UBS analysts Jarrod Castle and Celine Fornaro point out that similar “technology to remotely control military drones already exists and this could be adapted to civil applications”.

They predict that the first aircraft to embrace self-flying technology will be those carrying only cargo, first removing one of the two pilots normally in the cockpit, then eventually replacing them altogether. Private jets are expected to follow, then helicopters, with airliners the last to adopt the new technology.

However, the research warns that while the savings generated by cutting out pilots might be attractive to to airlines - the concept isn’t so warmly welcomed by passengers.

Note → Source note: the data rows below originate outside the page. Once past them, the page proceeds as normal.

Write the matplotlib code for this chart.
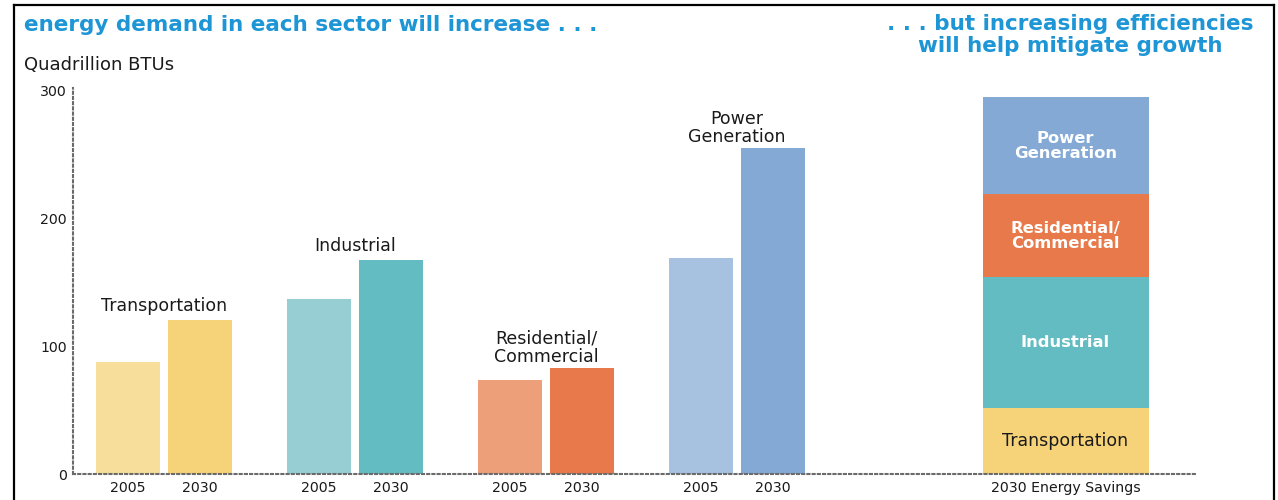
import matplotlib
matplotlib.use("Agg")
import matplotlib.pyplot as plt
from matplotlib.lines import Line2D
import numpy as np

plt.rcParams['font.family'] = ['DejaVu Sans']

# Energy demand by sector (quadrillion BTUs)
sectors = ["Transportation", "Industrial", "Residential/\nCommercial", "Power\nGeneration"]
demand_2005 = [88, 137, 74, 169]
demand_2030 = [121, 168, 83, 255]
years = ["2005", "2030"]

# 2030 energy savings, stacked bottom to top
savings_labels = ["Transportation", "Industrial", "Residential/\nCommercial", "Power\nGeneration"]
savings_values = [52, 102, 65, 76]
savings_tick = "2030 Energy Savings"

colors_2005 = ["#F7DF9B", "#96CED3", "#EC9F78", "#A7C1E0"]
colors_2030 = ["#F6D378", "#63BCC2", "#E8794A", "#85A9D5"]
savings_text_colors = ["#1a1a1a", "white", "white", "white"]
title_blue = "#1E96D6"
ink = "#1a1a1a"

W, H = 1278, 500
fig = plt.figure(figsize=(W / 100, H / 100), dpi=100)

ax_left, ax_right = 73, 1200
ax_bottom, ax_top = 474, 91
ax = fig.add_axes([ax_left / W, 1 - ax_bottom / H,
                   (ax_right - ax_left) / W, (ax_bottom - ax_top) / H])

group_x = np.arange(len(sectors))
offset = 0.188
bar_w = 0.335
stack_x = 4.72
stack_w = 0.869

ax.bar(group_x - offset, demand_2005, width=bar_w, color=colors_2005, zorder=2)
ax.bar(group_x + offset, demand_2030, width=bar_w, color=colors_2030, zorder=2)

# Sector names sit just above the taller (2030) bar
for gx, val, name in zip(group_x, demand_2030, sectors):
    lift = 1.5 if "\n" in name else 3.5
    ax.annotate(name, xy=(gx, val), xytext=(0, lift), textcoords="offset points",
                ha="center", va="bottom", fontsize=12.5, color=ink,
                linespacing=1.0)

bottom = 0
for val, lab, col, tcol in zip(savings_values, savings_labels, colors_2030, savings_text_colors):
    ax.bar(stack_x, val, width=stack_w, bottom=bottom, color=col, zorder=2)
    is_white = tcol == "white"
    ax.text(stack_x, bottom + val / 2, lab, ha="center", va="center",
            fontsize=11.8 if is_white else 12.5, color=tcol,
            fontweight="semibold" if is_white else "normal", linespacing=0.95)
    bottom += val

ax.set_xlim((ax_left - 164) / 191, (ax_right - 164) / 191)
ax.set_ylim(0, 300)

xticks = list(group_x - offset) + list(group_x + offset) + [stack_x]
xlabels = [years[0]] * len(sectors) + [years[1]] * len(sectors) + [savings_tick]
ax.set_xticks(xticks)
ax.set_xticklabels(xlabels, fontsize=10.2)
ax.set_yticks([0, 100, 200, 300])
ax.set_yticklabels(["0", "100", "200", "300"], fontsize=10.2)
ax.tick_params(axis="both", length=0, colors=ink)
ax.tick_params(axis="x", pad=5)
ax.tick_params(axis="y", pad=4.5)

for side in ["top", "right"]:
    ax.spines[side].set_visible(False)
for side in ["left", "bottom"]:
    ax.spines[side].set_linestyle((0, (1, 1.5)))
    ax.spines[side].set_color("#6a6a6a")
    ax.spines[side].set_linewidth(1.5)
ax.spines["bottom"].set_bounds(ax.get_xlim()[0], (1197 - 164) / 191)
ax.spines["left"].set_bounds(0, 302)

# Headline texts
fig.text(24 / W, 1 - 25 / H, "energy demand in each sector will increase . . .",
         ha="left", va="center", fontsize=15.5, fontweight="bold", color=title_blue)
fig.text(1070 / W, 1 - 35 / H, ". . . but increasing efficiencies\nwill help mitigate growth",
         ha="center", va="center", fontsize=15.5, fontweight="bold", color=title_blue,
         linespacing=1.1)
fig.text(24 / W, 1 - 65 / H, "Quadrillion BTUs", ha="left", va="center",
         fontsize=13, color=ink)

# Outer frame
frame_kw = dict(color="black", linewidth=1.6, transform=fig.transFigure)
fig.add_artist(Line2D([13.5 / W, 13.5 / W], [0, 1 - 5 / H], **frame_kw))
fig.add_artist(Line2D([13.5 / W, 1274 / W], [1 - 5 / H, 1 - 5 / H], **frame_kw))
fig.add_artist(Line2D([1274 / W, 1274 / W], [0, 1 - 5 / H], **frame_kw))

fig.savefig("out.png", dpi=100)
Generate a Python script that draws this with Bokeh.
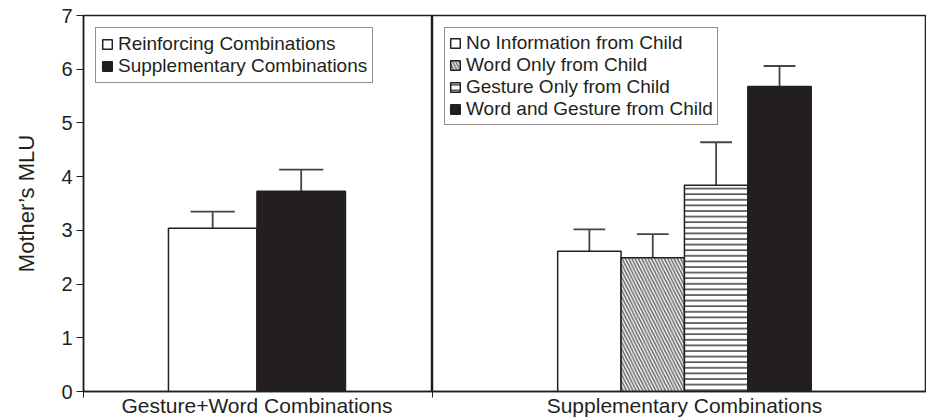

UBS’s survey of 8,000 people found that 54pc of them wouldn’t want to take a pilotless flight even if it was cheaper and only 17pc said they were likely to - a much lower level than those willing to travel in a driverless car.

British pilots’ association Balpa also warned said it had “concerns” about “the excitement of this futuristic idea” - but noted that cockpits are already highly automated. Currently technology means that the majority flights are under the control of autopilot and modern aircraft can take off and land without a human taking the controls.

But when things go wrong, Balpa said people want a human in the cockpit.

“Automation already supports operations but every single day pilots have to intervene when the automatics don’t do what they’re supposed to,” said Steve Landells, Balpa flight safety specialist. “Computers can fail, and often do, and someone is still going to be needed to work that computer. Most of us own some sort of electronic device that can do amazing things – however, a human is still required to operate it.”

Balpa doubts truly pilotless aircraft will ever be a reality, with it more likely that pilots will control airliners remotely from ground stations - but even this might be enough to reassure passengers.

“Public perception is still uncertain when it comes to automation and many might still be uncomfortable knowing that their life is in the hands of someone sitting in a control tower hundreds or thousands of miles away,” said Mr Landells. “Having a pilot on the aircraft who is as much at risk as the passengers is probably the surest guarantee of safety there can be.”